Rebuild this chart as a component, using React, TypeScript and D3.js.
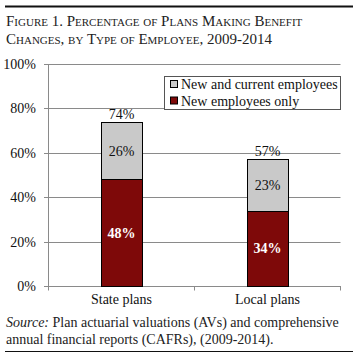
import React from "react";
import * as d3 from "d3";

const categories = ["State plans", "Local plans"];
const newOnly = [48, 34];
const newAndCurrent = [26, 23];
const totals = [74, 57];
const yTicks = [0, 20, 40, 60, 80, 100];
const legendLabels = ["New and current employees", "New employees only"];

const W = 359;
const H = 361;
const FONT = "'Liberation Serif', 'DejaVu Serif', serif";
const RED = "#7e0909";
const GRAY = "#c9c9c9";
const GRID = "#8a8a8a";

export default function App() {
  const x = d3
    .scaleBand<string>()
    .domain(categories)
    .range([48.5, 340.5])
    .paddingInner(0.72)
    .paddingOuter(0.36);
  const y = d3.scaleLinear().domain([0, 100]).range([286, 64]);
  const bw = x.bandwidth();
  const step = x.step();

  return (
    <svg
      width={W}
      height={H}
      style={{ position: "absolute", left: 0, top: 0, background: "#fff" }}
      fontFamily={FONT}
    >
      <rect x={0} y={0} width={W} height={H} fill="#fff" />
      {/* top rule */}
      <line x1={5} x2={353} y1={6.5} y2={6.5} stroke="#111" strokeWidth={2} />
      {/* title */}
      <text x={6} y={26} fontSize={15} fill="#222" style={{ fontVariant: "small-caps" }}>
        Figure 1. Percentage of Plans Making Benefit
      </text>
      <text x={6} y={43.5} fontSize={15} fill="#222" style={{ fontVariant: "small-caps" }}>
        Changes, by Type of Employee, 2009-2014
      </text>

      {/* gridlines and y ticks */}
      {yTicks.map((t) => (
        <g key={t}>
          <line
            x1={44}
            x2={340.5}
            y1={Math.round(y(t)) + 0.5}
            y2={Math.round(y(t)) + 0.5}
            stroke={GRID}
            strokeWidth={1}
          />
          <text
            x={36}
            y={y(t) + 5}
            fontSize={14}
            textAnchor="end"
            fill="#111"
          >
            {t}%
          </text>
        </g>
      ))}
      {/* y axis */}
      <line x1={48.5} x2={48.5} y1={64} y2={286.5} stroke={GRID} />
      {/* x axis ticks */}
      {[0, 1, 2].map((i) => {
        const xx = 48.5 + i * step;
        return <line key={i} x1={xx} x2={xx} y1={286} y2={290.5} stroke={GRID} />;
      })}

      {/* bars */}
      {categories.map((c, i) => {
        const x0 = x(c)!;
        const yBase = y(0);
        const yMid = y(newOnly[i]);
        const yTop = y(newOnly[i] + newAndCurrent[i]);
        return (
          <g key={c}>
            <rect
              x={Math.round(x0) + 0.5}
              y={Math.round(yMid) + 0.5}
              width={Math.round(bw)}
              height={Math.round(yBase) - Math.round(yMid)}
              fill={RED}
              stroke="#000"
              strokeWidth={1}
            />
            <rect
              x={Math.round(x0) + 0.5}
              y={Math.round(yTop) + 0.5}
              width={Math.round(bw)}
              height={Math.round(yMid) - Math.round(yTop)}
              fill={GRAY}
              stroke="#000"
              strokeWidth={1}
            />
            <text
              x={x0 + bw / 2}
              y={(yBase + yMid) / 2 + 5}
              fontSize={14}
              fontWeight="bold"
              fill="#fff"
              textAnchor="middle"
            >
              {newOnly[i]}%
            </text>
            <text
              x={x0 + bw / 2}
              y={(yMid + yTop) / 2 + 5}
              fontSize={14}
              fill="#111"
              textAnchor="middle"
            >
              {newAndCurrent[i]}%
            </text>
            <text
              x={x0 + bw / 2}
              y={y(totals[i]) - 3}
              fontSize={14}
              fill="#111"
              textAnchor="middle"
            >
              {totals[i]}%
            </text>
            <text
              x={x0 + bw / 2}
              y={304}
              fontSize={14}
              fill="#111"
              textAnchor="middle"
            >
              {c}
            </text>
          </g>
        );
      })}

      {/* legend */}
      <rect x={164.5} y={76.5} width={176} height={33} fill="#fff" stroke="#555" />
      {legendLabels.map((l, i) => (
        <g key={l}>
          <rect
            x={170.5}
            y={80.5 + i * 16.5}
            width={7}
            height={7}
            fill={i === 0 ? GRAY : RED}
            stroke="#000"
          />
          <text x={181} y={89 + i * 16.5} fontSize={14} fill="#111">
            {l}
          </text>
        </g>
      ))}

      {/* source */}
      <text x={6} y={327} fontSize={14} fill="#222">
        <tspan fontStyle="italic">Source:</tspan> Plan actuarial valuations (AVs) and comprehensive
      </text>
      <text x={6} y={344} fontSize={14} fill="#222">
        annual financial reports (CAFRs), (2009-2014).
      </text>
      {/* bottom rule */}
      <line x1={5} x2={353} y1={351.5} y2={351.5} stroke="#111" strokeWidth={1.2} />
    </svg>
  );
}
============
## What is expected
From the first line above to the line containing "const step = x.step();", repeat each line exactly. Pictures stay out.

## Reply to the exercise
Rebuild this chart as a component, using React, TypeScript and D3.js.
import React from "react";
import * as d3 from "d3";

const categories = ["State plans", "Local plans"];
const newOnly = [48, 34];
const newAndCurrent = [26, 23];
const totals = [74, 57];
const yTicks = [0, 20, 40, 60, 80, 100];
const legendLabels = ["New and current employees", "New employees only"];

const W = 359;
const H = 361;
const FONT = "'Liberation Serif', 'DejaVu Serif', serif";
const RED = "#7e0909";
const GRAY = "#c9c9c9";
const GRID = "#8a8a8a";

export default function App() {
  const x = d3
    .scaleBand<string>()
    .domain(categories)
    .range([48.5, 340.5])
    .paddingInner(0.72)
    .paddingOuter(0.36);
  const y = d3.scaleLinear().domain([0, 100]).range([286, 64]);
  const bw = x.bandwidth();
  const step = x.step();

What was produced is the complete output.